Compared to Bermuda Rigs
A primary advantage of a cat rig is the ease of sail handling, such as not having to deal with jib sheets when tacking. Generally, a cat rig is not considered as powerful as a Bermuda rig, however, and is more rarely used in modern boats.
Cat-Rigged Racing Dinghy
In this photo, there is another cat rig, which works well on small racing dinghies like this Laser. With a small boat and one sailor, a cat rig has the advantages of being simple to trim and very maneuverable when racing.
A popular rig for midsize cruising boats is the ketch, which is like a sloop with a second, smaller mast set aft called the mizzenmast. The mizzen sail functions much like a second mainsail. A ketch carries about the same total square footage of sail area as a sloop of the equivalent size.
Make Sail Handling Easy
The primary advantages of a ketch are that each of the sails is usually somewhat smaller than on a sloop of equivalent size, making sail handling easier. Smaller sails are lighter, easier to hoist and trim and smaller to stow. Having three sails also allows for more flexible sail combinations. For example, with the wind at an intensity that a sloop might have to double-reef the main to reduce sail area, a ketch may sail very well under just jib and mizzen. This is popularly called sailing under “jib and jigger”—the jigger being an old square-rigger term for the aft-most mast flying a triangular sail.

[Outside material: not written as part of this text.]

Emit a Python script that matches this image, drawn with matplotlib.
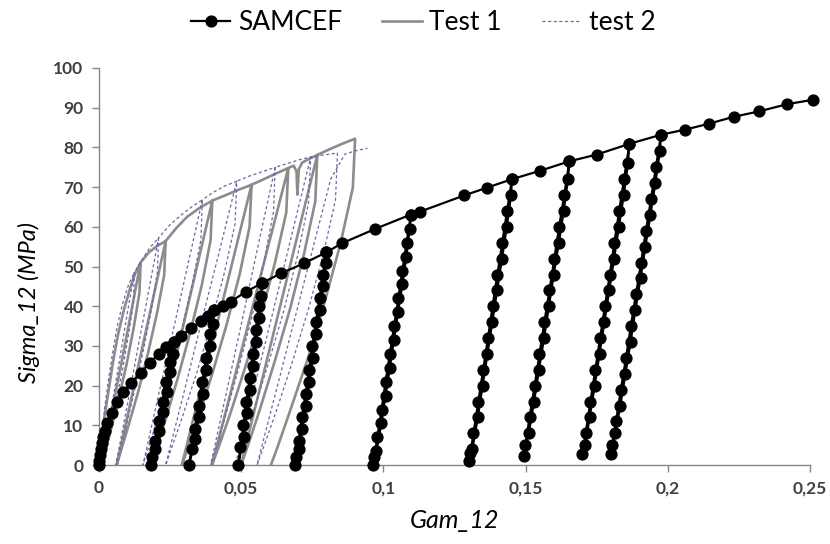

While a ketch offers these advantages to cruisers, they may also be more expensive because of the added mast and sail. The sloop rig is also considered faster and is therefore used almost exclusively in racing sailboats.
A yawl is very similar to a ketch. The mizzenmast is usually smaller and sets farther aft, behind the rudder post, while in a ketch the mizzenmast is forward of the rudder post. Aside from this technical difference, the yawl and ketch rigs are similar and have similar advantages and disadvantages.
A typical schooner has two masts, and sometimes more, but the masts are positioned more forward in the boat. Unlike in a ketch or yawl, the forward mast is smaller than the aft mast (or sometimes the same size). One or more jibs may fly forward of the foremast.
While some modern schooners may use triangular, Bermuda-like sails on one or both masts, traditional schooners like the one shown here have gaff-rigged sails. At the top of the sail is a short spar called the gaff, which allows the sail to extend back along a fourth side, gaining size over a triangular sail of the same height.
Gaff-rigged schooners are still seen in many areas and are well loved for their historic appearance and sweeping lines, but they are seldom used anymore for private cruising. The gaff rig is not as efficient as the Bermuda rig, and the rig is more complicated and requires more crew for sail handling.
Schooner With Topsail and Flying Jibs
Above is another gaff-rigged schooner that is using a topsail and several flying jibs. Tacking or gybing a complicated sail plan like this takes a lot of crew and expertise.
Square-Rigged Tall Ship
In this illustration, notice a large three-masted square-rigger flying five tiers of square sails, several headsails, and a mizzen sail. Although this is a modern ship, one of many still used around the world for sail training and passenger cruise ships, the rig is essentially unchanged from centuries ago. Columbus, Magellan, and the other early sea explorers sailed in square-riggers.
Remarkably efficient sailing downwind or well off the wind, square sails do not generate power from their leading edge as in the Bermuda rig, which has become predominant in modern times. Thus, square-riggers generally do not sail upwind. It was due to this limitation that the great trade wind sailing routes around the world were developed centuries ago.